Tom Hollander’s performance has critics swooning over Patriots at the Noël Coward Theatre.
The acclaimed actor plays Boris Berezovsky — a man who, according to our reviewer Nick Curtis, was an “oligarch who wanted to save Russia through capitalism, at considerable personal profit”.
Hollander stars opposite Will Keen as Vladimir Putin, with the two men in discussion as to what direction Russia should take throughout the 1990s.
Patriots will be at the Noël Coward until August 19, having made the step up to the West End from the Almeida theatre in Islington.
But what is Patriots about and is this a true story of recent Russian history?
What happens in Patriots?
Rupert Goold’s production begins in 1991, in the immediate aftermath of the fall of Communism and the destruction of the Berlin Wall.
In the days of Boris Yeltsin’s regime, maths prodigy Boris Berezovsky is able to get rich through the selloff of Russian assets. He considers himself a patriot and, with the help of Roman Abramovich, amongst others, he is able to help his friend Vladimir Putin ascend to the Kremlin.
However, the Putin dream gradually turns into a nightmare as the friend becomes a foe around the time the politician became an autocrat. Or so we are led to believe.
Who was Tom Hollander’s character Boris Berezovsky in real life?
Born in 1946 in Moscow, Mr Berezovsky had a relatively unnoteworthy career until the 1990s, when the plutocrat did indeed make a £2 billion fortune through business deals as the Russian state was privatised.
He invested in car manufacturing and set up the All-Russia Automobile Alliance. Alongside this, he took over television channels and assisted Mr Abramovich in buying an oil company. He was also a politician — which will be explored below.
All of his success was achieved despite an attempt on his life in the form of a car bombing.
Mr Berezovsky was married twice and had a third partner at the time of his death. He was 67 when he died in 2013.
What was Boris Berezovsky’s relationship with Vladimir Putin?
What makes the play interesting is the contrasting fortunes of both men and how they play a part in each other’s fortunes.
Mr Berezovsky was a supporter of 1990s Russian premier Boris Yeltsin, and helped to finance and organise the president’s re-election campaign in 1996.
In the subsequent years, he established a tight-knit circle of advisors around Mr Yeltsin, called The Family, with the aim of finding a suitable successor who was considered more electable than their heir-in-theory, Foreign Minister Yevgeny Primakov.

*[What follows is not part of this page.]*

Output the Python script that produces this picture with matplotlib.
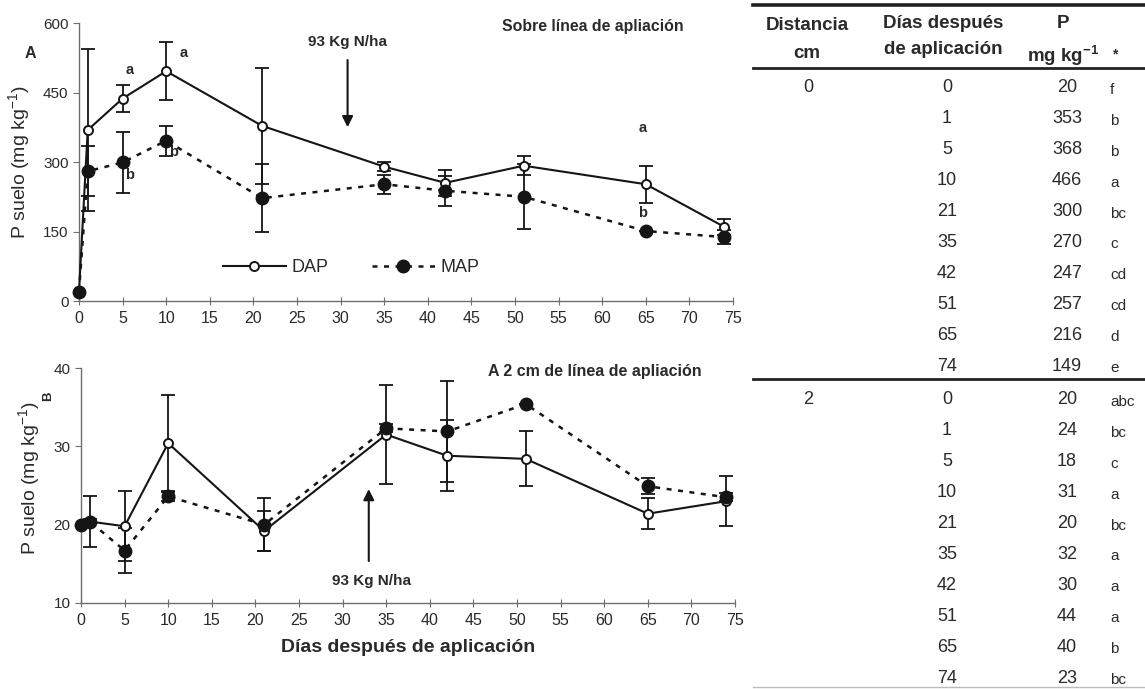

Mr Putin was deputy mayor of St Petersburg when he called on Mr Berezovsky for help in getting to the Kremlin. And, in only a few years, the influence of The Family was key in helping deliver Mr Putin to the brink — with the current Russian president taking over from Mr Yeltsin in 2000.

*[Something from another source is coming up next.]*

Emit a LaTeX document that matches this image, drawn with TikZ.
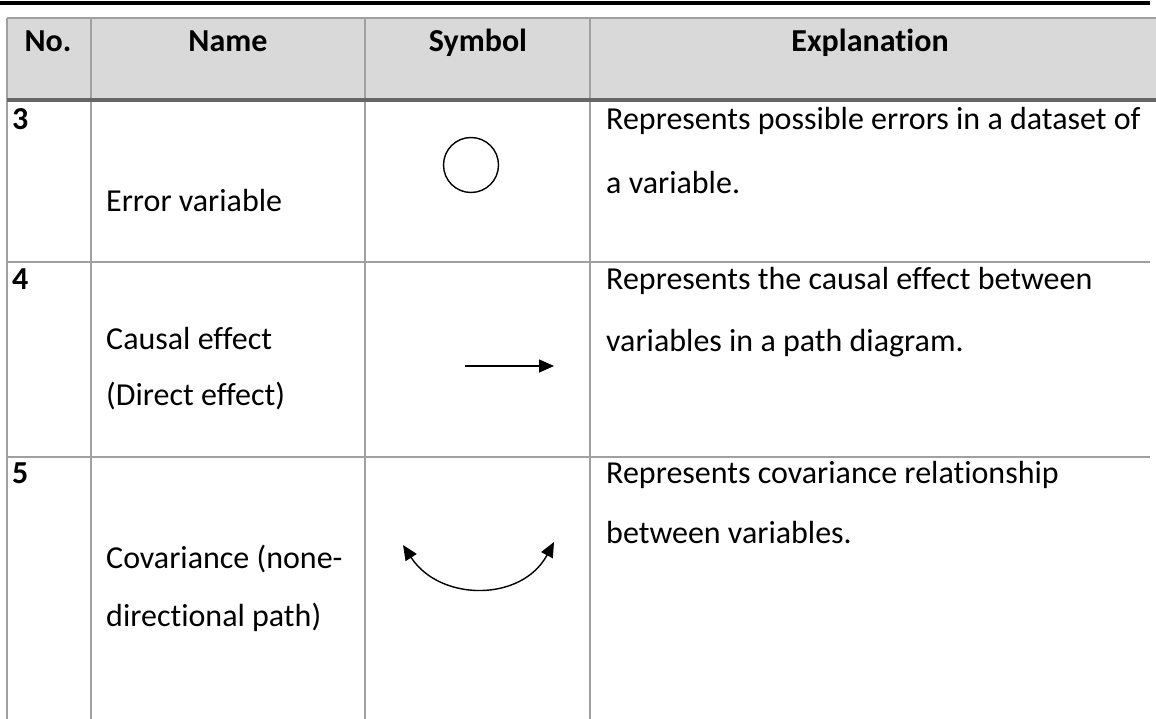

Mr Berezovsky was himself elected to the Duma, the Russian assembly, on the back of a show of support for Mr Putin. However, in 2000, he resigned and turned against Mr Putin, who in turn became an enemy. Mr Berezovsky left Russia towards the end of 2000.
He began to sell off his Russian assets and was granted political asylum in the UK, where he lived in Berkshire, although never far from scrutiny or legal action.
How did Boris Berezovsky die?
A coroner recorded an open verdict on the death of Mr Berezovsky after he died in 2013.
He was found hanging by a scarf in the bathroom of his ex-wife’s home in Ascot. But, while his postmortem was said to not reveal any signs of foul play, it was also not ruled that he had killed himself.